En los primeros compases de este extraño y nada acomodaticio debut, su protagonista intenta explicarse las razones que le han llevado a realizar el diario fílmico que constituye la película. Más allá del narcisismo subyacente en todo diario convertido bruscamente en material público, hay una inquietud genuina por encontrarse a uno mismo, una inquietud que el personaje verbaliza y conecta con la propia idea de la creación artística. ¿No es toda obra de arte una búsqueda orientada hacia los adentros? La exposición de la intimidad adquiere así connotaciones catárticas. Debería, al menos teóricamente, permitirnos acceder a zonas recónditas de nuestra personalidad, dibujarnos en la confusión aleatoria de un día cotidiano. Más allá del hecho de dejar constancia de lo vivido, está quizás el anhelo de sublimarlo. De este modo, nuestro hombre inicia su búsqueda interior empujado casi por una suerte de abulia existencial. Lo interesante es el modo en que dicha búsqueda frustra sus propias expectativas, dejándole en un estado vital de confusión que no dista mucho del reflejado al comienzo de la película.
Como en Mapa, de León Siminiani, The Juan Bushwick Diaries también acaba centrando gran parte de su energía creativa en un interés romántico que prácticamente deviene motor narrativo de la propuesta. Pero hay una diferencia remarcable entre ambas obras: mientras Siminiani articula su reflexión sobre la necesidad del amor (y los peligros de su idealización) sin salirse aparentemente de los márgenes de la propia realidad que lo circunscriben, Gutiérrez Camps intenta hablar de algo parecido exclusivamente desde la ficción, dejando que la superficie de lo real sea sólo eso, superficie, mientras su fondo responde a un estudiado diseño argumental. Nada que objetar, pero sí resulta llamativo el hecho de que, lo que en Mapa resultaba complejo y sorprendente, en la cinta de Camps no logre trascender más allá del conflicto planteado entre la necesidad de filmar y la necesidad de preservar un cierto espacio de intimidad. Suele decirse que la realidad supera a la ficción. Esta máxima podría aplicarse al caso que nos ocupa. O al menos podría convenirse que logra superarla en interés, ofreciendo más matices y posibilitando puntos de análisis más sugestivos.
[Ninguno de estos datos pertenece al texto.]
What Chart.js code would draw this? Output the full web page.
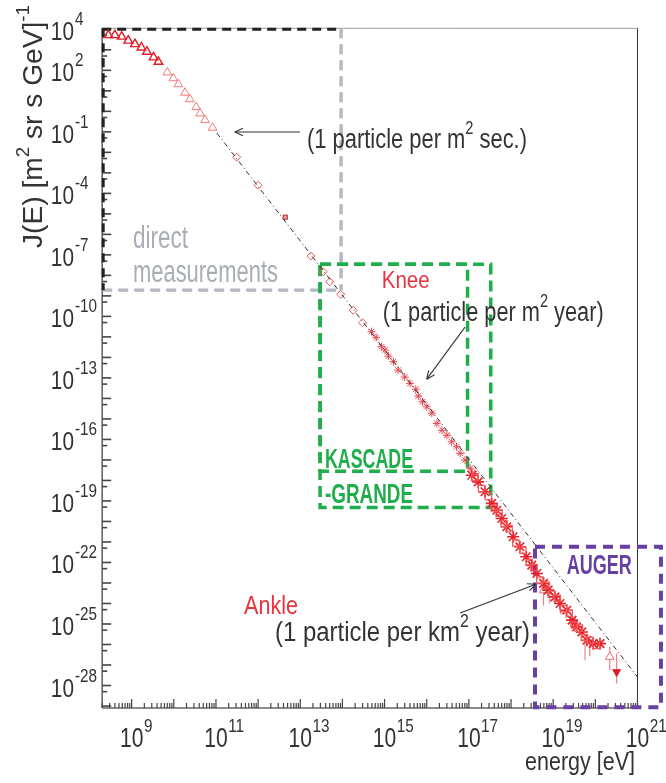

Sería, no obstante, injusto comparar ambas películas, aunque sea difícil ver una sin evocar la otra. Más allá de la coincidencia de modus operandi (el diario fílmico no abunda en el medio, pese a ejemplos tan míticos como el ofrecido por Jonas Mekas con sus célebres películas caseras), lo cierto es que la obra de Camps muestra un interés estético mucho más acusado, rayando en muchos momentos con el cine experimental y de vanguardia (he detectado ecos de Brakhage, de Viola…) o con el videoarte, en lo que viene a ser una exploración apasionante de la realidad a la que Camps somete a un juego de tensiones poéticas verdaderamente estimulante. En contraste, la descripción del protagonista aparece extrañamente desvaída, haciendo que su relativo hermetismo choque tanto con las visibles preocupaciones que lo perturban (su anhelo de autodescubrimiento, reflejado en las charlas con Pol o en la fallida sesión de autoretratos con Cristina Núñez) como con el rico y sensible mundo interior que sugieren las imágenes que filma. Concluida la película, servidor no tiene claro si Juan Bushwick resulta un personaje tan poco interesante por lo que se nos oculta de él o porque, sencillamente, no hay mucho que ocultar. Como retrato personal, lo encontré finalmente poco incisivo.
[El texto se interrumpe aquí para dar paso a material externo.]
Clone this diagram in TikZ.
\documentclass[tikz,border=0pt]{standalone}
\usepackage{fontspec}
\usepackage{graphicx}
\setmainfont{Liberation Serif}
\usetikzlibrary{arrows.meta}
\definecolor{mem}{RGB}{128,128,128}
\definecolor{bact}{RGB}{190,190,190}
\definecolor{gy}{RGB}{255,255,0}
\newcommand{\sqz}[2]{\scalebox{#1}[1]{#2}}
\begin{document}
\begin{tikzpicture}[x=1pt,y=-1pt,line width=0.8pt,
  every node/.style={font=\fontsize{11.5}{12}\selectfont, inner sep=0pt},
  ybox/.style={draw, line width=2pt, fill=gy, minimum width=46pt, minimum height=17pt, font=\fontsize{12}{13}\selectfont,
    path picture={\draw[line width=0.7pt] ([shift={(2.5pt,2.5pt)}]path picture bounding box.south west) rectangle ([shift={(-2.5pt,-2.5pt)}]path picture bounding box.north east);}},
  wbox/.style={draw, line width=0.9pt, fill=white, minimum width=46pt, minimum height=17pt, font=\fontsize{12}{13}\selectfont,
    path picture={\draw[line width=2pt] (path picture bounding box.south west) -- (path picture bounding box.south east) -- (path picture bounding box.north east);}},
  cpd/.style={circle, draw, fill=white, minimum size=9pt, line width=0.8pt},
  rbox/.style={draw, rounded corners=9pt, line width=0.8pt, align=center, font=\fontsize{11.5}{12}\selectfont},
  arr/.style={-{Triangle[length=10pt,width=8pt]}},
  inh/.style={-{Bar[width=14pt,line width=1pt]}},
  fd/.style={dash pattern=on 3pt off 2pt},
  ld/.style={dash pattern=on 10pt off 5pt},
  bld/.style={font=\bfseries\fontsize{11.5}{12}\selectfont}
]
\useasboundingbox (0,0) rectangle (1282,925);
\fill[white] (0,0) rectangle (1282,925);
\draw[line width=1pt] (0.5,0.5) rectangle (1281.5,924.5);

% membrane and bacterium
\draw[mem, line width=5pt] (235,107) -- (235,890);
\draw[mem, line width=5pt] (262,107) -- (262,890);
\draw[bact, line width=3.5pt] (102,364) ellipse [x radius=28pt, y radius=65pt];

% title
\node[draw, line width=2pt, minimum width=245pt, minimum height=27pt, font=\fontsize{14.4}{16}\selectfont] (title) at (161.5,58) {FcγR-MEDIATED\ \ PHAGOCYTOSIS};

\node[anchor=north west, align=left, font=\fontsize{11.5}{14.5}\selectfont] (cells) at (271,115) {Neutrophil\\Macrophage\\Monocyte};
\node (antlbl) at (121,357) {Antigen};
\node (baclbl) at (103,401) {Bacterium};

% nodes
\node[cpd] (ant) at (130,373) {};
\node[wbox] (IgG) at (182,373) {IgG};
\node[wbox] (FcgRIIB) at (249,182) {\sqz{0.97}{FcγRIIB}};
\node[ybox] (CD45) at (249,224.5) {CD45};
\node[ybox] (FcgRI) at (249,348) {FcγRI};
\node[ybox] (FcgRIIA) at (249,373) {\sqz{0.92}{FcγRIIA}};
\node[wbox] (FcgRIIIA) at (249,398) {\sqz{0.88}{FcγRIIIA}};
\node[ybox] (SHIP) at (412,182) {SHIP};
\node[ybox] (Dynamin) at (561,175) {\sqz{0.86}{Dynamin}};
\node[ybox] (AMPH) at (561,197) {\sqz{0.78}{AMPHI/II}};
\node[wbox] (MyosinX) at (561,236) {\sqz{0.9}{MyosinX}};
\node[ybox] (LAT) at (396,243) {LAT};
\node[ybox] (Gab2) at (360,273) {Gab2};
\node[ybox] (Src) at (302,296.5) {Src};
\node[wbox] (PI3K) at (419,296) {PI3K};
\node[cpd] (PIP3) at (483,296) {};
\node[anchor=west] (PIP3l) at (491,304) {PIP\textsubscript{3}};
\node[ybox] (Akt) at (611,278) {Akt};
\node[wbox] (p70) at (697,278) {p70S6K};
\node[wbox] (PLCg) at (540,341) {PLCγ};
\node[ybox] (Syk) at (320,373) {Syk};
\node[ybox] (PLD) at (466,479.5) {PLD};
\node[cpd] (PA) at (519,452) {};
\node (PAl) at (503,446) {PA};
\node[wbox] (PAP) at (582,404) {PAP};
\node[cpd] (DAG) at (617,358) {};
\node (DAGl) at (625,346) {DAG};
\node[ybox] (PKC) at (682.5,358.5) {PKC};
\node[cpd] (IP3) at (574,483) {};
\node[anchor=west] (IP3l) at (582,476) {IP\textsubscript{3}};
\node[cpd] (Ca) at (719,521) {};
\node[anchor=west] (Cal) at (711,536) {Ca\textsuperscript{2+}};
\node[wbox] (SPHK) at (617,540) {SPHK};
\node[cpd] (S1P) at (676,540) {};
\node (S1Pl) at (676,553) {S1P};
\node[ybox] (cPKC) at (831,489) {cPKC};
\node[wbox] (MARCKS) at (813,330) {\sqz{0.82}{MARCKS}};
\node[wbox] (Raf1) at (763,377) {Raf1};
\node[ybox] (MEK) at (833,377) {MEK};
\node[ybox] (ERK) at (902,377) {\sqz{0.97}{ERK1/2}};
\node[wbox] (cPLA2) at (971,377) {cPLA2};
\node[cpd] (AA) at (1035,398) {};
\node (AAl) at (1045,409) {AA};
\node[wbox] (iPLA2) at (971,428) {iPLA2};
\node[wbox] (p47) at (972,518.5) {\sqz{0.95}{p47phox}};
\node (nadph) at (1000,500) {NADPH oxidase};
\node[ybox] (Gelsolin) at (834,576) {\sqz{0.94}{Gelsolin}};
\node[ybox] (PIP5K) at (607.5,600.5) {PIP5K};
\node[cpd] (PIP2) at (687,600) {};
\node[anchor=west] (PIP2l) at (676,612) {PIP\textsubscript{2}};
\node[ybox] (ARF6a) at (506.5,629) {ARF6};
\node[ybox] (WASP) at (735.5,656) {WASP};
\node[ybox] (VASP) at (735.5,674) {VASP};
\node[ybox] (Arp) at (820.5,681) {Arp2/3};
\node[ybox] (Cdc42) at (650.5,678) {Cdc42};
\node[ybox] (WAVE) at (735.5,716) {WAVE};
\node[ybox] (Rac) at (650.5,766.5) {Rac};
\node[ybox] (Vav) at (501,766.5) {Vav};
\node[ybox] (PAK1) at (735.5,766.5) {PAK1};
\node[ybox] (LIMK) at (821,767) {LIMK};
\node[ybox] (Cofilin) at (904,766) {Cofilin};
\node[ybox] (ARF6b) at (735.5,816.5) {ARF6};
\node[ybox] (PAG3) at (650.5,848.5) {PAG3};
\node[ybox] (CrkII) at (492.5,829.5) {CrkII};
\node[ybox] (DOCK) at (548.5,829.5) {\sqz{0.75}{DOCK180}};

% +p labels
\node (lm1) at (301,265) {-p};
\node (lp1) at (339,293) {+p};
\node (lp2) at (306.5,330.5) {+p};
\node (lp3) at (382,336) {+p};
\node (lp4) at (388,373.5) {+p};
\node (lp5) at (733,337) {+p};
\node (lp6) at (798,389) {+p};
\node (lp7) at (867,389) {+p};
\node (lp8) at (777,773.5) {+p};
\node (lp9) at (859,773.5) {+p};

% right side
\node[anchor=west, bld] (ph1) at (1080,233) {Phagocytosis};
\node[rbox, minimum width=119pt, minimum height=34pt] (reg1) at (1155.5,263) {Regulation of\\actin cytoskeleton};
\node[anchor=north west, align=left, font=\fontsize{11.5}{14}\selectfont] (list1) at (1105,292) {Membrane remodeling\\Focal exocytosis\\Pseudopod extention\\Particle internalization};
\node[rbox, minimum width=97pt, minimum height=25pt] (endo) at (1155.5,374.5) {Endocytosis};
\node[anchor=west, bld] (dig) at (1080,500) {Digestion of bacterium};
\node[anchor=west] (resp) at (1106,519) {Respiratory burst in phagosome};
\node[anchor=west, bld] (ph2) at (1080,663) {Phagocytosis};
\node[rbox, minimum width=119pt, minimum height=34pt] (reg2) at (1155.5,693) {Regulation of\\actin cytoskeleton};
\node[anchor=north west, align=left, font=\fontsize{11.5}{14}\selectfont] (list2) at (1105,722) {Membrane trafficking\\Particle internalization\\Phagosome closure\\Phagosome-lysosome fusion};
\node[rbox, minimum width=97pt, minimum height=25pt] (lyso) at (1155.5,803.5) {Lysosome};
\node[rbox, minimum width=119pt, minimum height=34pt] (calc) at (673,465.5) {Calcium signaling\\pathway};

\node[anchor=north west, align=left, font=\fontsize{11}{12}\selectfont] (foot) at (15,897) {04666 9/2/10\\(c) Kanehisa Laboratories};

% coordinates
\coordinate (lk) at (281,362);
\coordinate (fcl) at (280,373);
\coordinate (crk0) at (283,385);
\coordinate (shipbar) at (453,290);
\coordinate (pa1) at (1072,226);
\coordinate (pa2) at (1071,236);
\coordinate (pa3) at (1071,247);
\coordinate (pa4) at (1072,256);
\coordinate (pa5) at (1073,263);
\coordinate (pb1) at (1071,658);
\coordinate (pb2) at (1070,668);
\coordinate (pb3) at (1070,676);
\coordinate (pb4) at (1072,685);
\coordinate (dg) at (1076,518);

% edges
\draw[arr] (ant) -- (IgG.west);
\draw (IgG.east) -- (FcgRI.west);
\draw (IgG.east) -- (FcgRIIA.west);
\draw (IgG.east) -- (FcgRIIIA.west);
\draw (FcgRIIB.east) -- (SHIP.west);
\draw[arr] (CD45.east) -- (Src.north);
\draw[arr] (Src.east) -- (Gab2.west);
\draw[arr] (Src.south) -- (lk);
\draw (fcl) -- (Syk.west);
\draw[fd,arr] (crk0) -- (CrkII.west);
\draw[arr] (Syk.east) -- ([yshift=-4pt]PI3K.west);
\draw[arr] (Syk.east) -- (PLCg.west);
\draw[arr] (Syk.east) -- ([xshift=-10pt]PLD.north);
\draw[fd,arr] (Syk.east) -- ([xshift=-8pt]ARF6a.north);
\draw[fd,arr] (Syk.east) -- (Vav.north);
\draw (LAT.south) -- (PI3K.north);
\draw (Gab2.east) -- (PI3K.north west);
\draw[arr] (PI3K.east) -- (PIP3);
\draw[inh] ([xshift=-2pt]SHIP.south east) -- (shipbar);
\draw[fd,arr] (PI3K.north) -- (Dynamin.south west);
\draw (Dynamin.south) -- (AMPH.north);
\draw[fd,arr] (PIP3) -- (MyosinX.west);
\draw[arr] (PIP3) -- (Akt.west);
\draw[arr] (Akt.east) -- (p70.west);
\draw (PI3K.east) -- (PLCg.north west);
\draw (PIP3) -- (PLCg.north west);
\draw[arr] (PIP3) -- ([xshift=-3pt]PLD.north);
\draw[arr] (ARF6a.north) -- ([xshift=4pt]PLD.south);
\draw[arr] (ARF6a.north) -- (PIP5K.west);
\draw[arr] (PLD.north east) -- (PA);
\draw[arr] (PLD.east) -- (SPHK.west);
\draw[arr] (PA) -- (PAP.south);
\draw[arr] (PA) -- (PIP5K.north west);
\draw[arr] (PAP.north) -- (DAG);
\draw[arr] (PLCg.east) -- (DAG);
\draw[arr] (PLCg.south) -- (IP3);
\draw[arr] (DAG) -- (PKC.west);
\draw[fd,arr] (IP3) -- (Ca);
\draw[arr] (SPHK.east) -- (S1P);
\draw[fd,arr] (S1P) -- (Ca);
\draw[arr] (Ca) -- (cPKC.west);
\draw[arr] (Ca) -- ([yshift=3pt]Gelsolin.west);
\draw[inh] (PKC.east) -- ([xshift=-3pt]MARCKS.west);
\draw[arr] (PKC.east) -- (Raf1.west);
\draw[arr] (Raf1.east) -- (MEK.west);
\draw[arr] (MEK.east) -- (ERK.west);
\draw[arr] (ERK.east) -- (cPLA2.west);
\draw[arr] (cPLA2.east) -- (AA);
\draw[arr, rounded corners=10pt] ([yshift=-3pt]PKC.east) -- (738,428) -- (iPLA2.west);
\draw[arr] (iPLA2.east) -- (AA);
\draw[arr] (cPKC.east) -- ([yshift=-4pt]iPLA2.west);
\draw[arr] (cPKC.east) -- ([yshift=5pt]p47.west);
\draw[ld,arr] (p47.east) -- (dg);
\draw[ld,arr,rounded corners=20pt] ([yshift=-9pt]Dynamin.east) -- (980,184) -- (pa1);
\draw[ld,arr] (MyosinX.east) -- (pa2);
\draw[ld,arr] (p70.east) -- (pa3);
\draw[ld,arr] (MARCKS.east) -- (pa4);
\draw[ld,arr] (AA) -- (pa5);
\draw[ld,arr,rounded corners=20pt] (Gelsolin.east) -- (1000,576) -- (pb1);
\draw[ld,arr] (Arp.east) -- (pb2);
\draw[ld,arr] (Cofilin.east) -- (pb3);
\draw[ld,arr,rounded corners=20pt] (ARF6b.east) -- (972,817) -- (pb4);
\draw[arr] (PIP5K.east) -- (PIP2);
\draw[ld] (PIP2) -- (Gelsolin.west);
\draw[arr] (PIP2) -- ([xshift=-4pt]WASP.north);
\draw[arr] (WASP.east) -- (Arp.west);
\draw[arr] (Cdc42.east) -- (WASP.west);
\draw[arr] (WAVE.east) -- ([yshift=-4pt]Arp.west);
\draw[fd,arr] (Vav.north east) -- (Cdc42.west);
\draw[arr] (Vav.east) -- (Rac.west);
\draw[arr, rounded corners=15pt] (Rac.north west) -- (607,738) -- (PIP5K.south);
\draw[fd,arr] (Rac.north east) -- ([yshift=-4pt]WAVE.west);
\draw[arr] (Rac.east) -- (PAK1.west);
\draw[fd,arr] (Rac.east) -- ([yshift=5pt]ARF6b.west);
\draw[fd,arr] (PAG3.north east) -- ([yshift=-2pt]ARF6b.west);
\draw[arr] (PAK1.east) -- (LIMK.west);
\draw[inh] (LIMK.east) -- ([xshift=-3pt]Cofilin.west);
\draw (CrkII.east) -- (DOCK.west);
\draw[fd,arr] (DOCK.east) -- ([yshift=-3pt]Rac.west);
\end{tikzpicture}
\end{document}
Estamos, sin embargo, ante una película que asume riesgos y que permite a su autor, mediante la observación y tanteo de la realidad a través de la lente de una cámara, fraguar algo parecido a una voz propia. Una voz que, en determinadas ocasiones, quizá suene algo afectada y pagada de sí misma (ciertas dosis de humor hubiesen sido saludables), pero que, cuando se abisma en la contemplación de los detalles de la vida cotidiana, logra instantes de una belleza plástica enigmática y perdurable, especialmente en un tramo final que encadena imágenes muy hermosas, en ocasiones casi abstractas (el bullir del agua en la tetera). Aquí estaba, quizás, la gran película que podía haber sido The Juan Bushwick Diaries: puro cine sensorial que hubiera brillado más conectado a una columna vertebral narrativa de mayor enjundia, originalidad o perspicacia analítica. En cualquier caso, es cine a contracorriente que merece ser tenido en cuenta y que deja adivinar en la figura de su autor a un gran cineasta en ciernes.